COLLECTED DATA

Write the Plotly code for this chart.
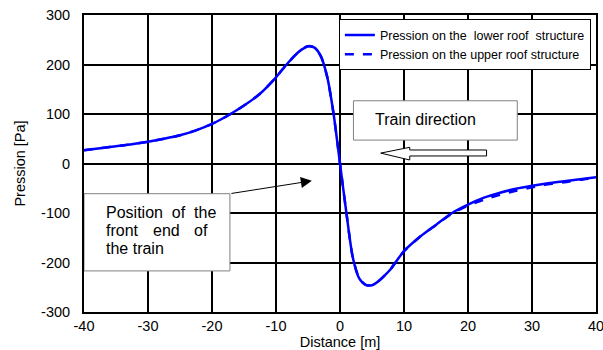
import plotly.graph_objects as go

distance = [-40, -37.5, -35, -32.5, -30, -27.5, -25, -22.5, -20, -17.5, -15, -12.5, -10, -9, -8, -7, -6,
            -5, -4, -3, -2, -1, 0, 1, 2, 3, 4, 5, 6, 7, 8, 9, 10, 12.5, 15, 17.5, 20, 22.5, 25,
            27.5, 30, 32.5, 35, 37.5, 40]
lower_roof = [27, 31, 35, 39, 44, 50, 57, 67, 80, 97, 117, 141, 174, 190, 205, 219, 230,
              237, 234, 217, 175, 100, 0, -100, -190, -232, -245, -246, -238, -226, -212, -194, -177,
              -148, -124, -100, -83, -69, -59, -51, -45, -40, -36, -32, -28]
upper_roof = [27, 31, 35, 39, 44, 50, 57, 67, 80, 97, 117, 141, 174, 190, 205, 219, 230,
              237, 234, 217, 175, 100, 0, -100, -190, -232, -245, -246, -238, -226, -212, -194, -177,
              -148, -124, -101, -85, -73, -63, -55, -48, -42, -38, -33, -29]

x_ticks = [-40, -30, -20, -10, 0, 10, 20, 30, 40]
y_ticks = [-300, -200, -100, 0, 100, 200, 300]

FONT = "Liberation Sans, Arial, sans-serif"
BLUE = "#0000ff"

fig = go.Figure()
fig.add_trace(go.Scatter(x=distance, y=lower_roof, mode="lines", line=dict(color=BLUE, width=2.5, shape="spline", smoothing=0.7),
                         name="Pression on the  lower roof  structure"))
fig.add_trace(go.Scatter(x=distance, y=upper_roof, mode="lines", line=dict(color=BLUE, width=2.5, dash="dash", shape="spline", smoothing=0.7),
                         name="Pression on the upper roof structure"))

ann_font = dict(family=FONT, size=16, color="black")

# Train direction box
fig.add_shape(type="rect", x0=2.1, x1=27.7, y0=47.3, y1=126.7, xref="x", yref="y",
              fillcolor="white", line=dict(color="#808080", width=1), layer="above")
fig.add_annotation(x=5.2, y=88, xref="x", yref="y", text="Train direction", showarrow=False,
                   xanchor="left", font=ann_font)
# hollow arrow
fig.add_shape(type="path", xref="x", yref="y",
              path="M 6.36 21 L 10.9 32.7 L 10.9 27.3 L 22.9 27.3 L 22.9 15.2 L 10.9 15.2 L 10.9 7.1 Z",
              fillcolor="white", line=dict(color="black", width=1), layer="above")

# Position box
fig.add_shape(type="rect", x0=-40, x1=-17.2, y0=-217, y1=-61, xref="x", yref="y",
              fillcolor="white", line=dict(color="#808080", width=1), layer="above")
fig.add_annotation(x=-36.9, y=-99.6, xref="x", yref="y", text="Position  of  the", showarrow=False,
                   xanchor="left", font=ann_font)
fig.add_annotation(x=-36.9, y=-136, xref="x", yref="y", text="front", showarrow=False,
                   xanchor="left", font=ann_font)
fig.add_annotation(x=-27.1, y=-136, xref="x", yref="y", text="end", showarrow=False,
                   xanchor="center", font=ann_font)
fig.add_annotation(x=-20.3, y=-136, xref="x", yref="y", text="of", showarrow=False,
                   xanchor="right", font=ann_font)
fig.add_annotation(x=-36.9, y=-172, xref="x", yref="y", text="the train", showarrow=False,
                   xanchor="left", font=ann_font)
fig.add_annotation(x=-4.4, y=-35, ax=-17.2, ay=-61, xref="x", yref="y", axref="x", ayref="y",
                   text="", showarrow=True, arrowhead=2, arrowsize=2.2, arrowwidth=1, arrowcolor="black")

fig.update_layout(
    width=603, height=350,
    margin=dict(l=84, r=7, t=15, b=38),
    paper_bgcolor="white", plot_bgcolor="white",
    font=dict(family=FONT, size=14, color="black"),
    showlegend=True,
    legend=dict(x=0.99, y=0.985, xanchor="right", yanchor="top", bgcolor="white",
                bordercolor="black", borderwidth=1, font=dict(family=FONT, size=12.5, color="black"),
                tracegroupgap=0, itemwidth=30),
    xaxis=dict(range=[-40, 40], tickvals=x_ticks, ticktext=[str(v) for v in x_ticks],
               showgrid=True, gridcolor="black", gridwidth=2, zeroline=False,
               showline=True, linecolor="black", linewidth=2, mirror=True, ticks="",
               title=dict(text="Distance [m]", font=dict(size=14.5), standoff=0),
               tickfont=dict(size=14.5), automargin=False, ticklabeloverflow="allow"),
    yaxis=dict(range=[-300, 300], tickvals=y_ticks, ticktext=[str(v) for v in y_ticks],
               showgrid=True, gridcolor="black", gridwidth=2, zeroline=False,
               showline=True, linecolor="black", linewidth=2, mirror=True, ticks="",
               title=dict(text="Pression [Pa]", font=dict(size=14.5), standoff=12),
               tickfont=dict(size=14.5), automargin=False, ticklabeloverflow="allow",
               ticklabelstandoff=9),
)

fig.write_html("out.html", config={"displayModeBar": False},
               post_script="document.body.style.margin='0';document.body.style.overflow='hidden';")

WORK TO BE COMPLETED
Send back the data above word for word, with the pictures left out.

RESPONSE
Write the Plotly code for this chart.
import plotly.graph_objects as go

distance = [-40, -37.5, -35, -32.5, -30, -27.5, -25, -22.5, -20, -17.5, -15, -12.5, -10, -9, -8, -7, -6,
            -5, -4, -3, -2, -1, 0, 1, 2, 3, 4, 5, 6, 7, 8, 9, 10, 12.5, 15, 17.5, 20, 22.5, 25,
            27.5, 30, 32.5, 35, 37.5, 40]
lower_roof = [27, 31, 35, 39, 44, 50, 57, 67, 80, 97, 117, 141, 174, 190, 205, 219, 230,
              237, 234, 217, 175, 100, 0, -100, -190, -232, -245, -246, -238, -226, -212, -194, -177,
              -148, -124, -100, -83, -69, -59, -51, -45, -40, -36, -32, -28]
upper_roof = [27, 31, 35, 39, 44, 50, 57, 67, 80, 97, 117, 141, 174, 190, 205, 219, 230,
              237, 234, 217, 175, 100, 0, -100, -190, -232, -245, -246, -238, -226, -212, -194, -177,
              -148, -124, -101, -85, -73, -63, -55, -48, -42, -38, -33, -29]

x_ticks = [-40, -30, -20, -10, 0, 10, 20, 30, 40]
y_ticks = [-300, -200, -100, 0, 100, 200, 300]

FONT = "Liberation Sans, Arial, sans-serif"
BLUE = "#0000ff"

fig = go.Figure()
fig.add_trace(go.Scatter(x=distance, y=lower_roof, mode="lines", line=dict(color=BLUE, width=2.5, shape="spline", smoothing=0.7),
                         name="Pression on the  lower roof  structure"))
fig.add_trace(go.Scatter(x=distance, y=upper_roof, mode="lines", line=dict(color=BLUE, width=2.5, dash="dash", shape="spline", smoothing=0.7),
                         name="Pression on the upper roof structure"))

ann_font = dict(family=FONT, size=16, color="black")

# Train direction box
fig.add_shape(type="rect", x0=2.1, x1=27.7, y0=47.3, y1=126.7, xref="x", yref="y",
              fillcolor="white", line=dict(color="#808080", width=1), layer="above")
fig.add_annotation(x=5.2, y=88, xref="x", yref="y", text="Train direction", showarrow=False,
                   xanchor="left", font=ann_font)
# hollow arrow
fig.add_shape(type="path", xref="x", yref="y",
              path="M 6.36 21 L 10.9 32.7 L 10.9 27.3 L 22.9 27.3 L 22.9 15.2 L 10.9 15.2 L 10.9 7.1 Z",
              fillcolor="white", line=dict(color="black", width=1), layer="above")

# Position box
fig.add_shape(type="rect", x0=-40, x1=-17.2, y0=-217, y1=-61, xref="x", yref="y",
              fillcolor="white", line=dict(color="#808080", width=1), layer="above")
fig.add_annotation(x=-36.9, y=-99.6, xref="x", yref="y", text="Position  of  the", showarrow=False,
                   xanchor="left", font=ann_font)
fig.add_annotation(x=-36.9, y=-136, xref="x", yref="y", text="front", showarrow=False,
                   xanchor="left", font=ann_font)
fig.add_annotation(x=-27.1, y=-136, xref="x", yref="y", text="end", showarrow=False,
                   xanchor="center", font=ann_font)
fig.add_annotation(x=-20.3, y=-136, xref="x", yref="y", text="of", showarrow=False,
                   xanchor="right", font=ann_font)
fig.add_annotation(x=-36.9, y=-172, xref="x", yref="y", text="the train", showarrow=False,
                   xanchor="left", font=ann_font)
fig.add_annotation(x=-4.4, y=-35, ax=-17.2, ay=-61, xref="x", yref="y", axref="x", ayref="y",
                   text="", showarrow=True, arrowhead=2, arrowsize=2.2, arrowwidth=1, arrowcolor="black")

fig.update_layout(
    width=603, height=350,
    margin=dict(l=84, r=7, t=15, b=38),
    paper_bgcolor="white", plot_bgcolor="white",
    font=dict(family=FONT, size=14, color="black"),
    showlegend=True,
    legend=dict(x=0.99, y=0.985, xanchor="right", yanchor="top", bgcolor="white",
                bordercolor="black", borderwidth=1, font=dict(family=FONT, size=12.5, color="black"),
                tracegroupgap=0, itemwidth=30),
    xaxis=dict(range=[-40, 40], tickvals=x_ticks, ticktext=[str(v) for v in x_ticks],
               showgrid=True, gridcolor="black", gridwidth=2, zeroline=False,
               showline=True, linecolor="black", linewidth=2, mirror=True, ticks="",
               title=dict(text="Distance [m]", font=dict(size=14.5), standoff=0),
               tickfont=dict(size=14.5), automargin=False, ticklabeloverflow="allow"),
    yaxis=dict(range=[-300, 300], tickvals=y_ticks, ticktext=[str(v) for v in y_ticks],
               showgrid=True, gridcolor="black", gridwidth=2, zeroline=False,
               showline=True, linecolor="black", linewidth=2, mirror=True, ticks="",
               title=dict(text="Pression [Pa]", font=dict(size=14.5), standoff=12),
               tickfont=dict(size=14.5), automargin=False, ticklabeloverflow="allow",
               ticklabelstandoff=9),
)

fig.write_html("out.html", config={"displayModeBar": False},
               post_script="document.body.style.margin='0';document.body.style.overflow='hidden';")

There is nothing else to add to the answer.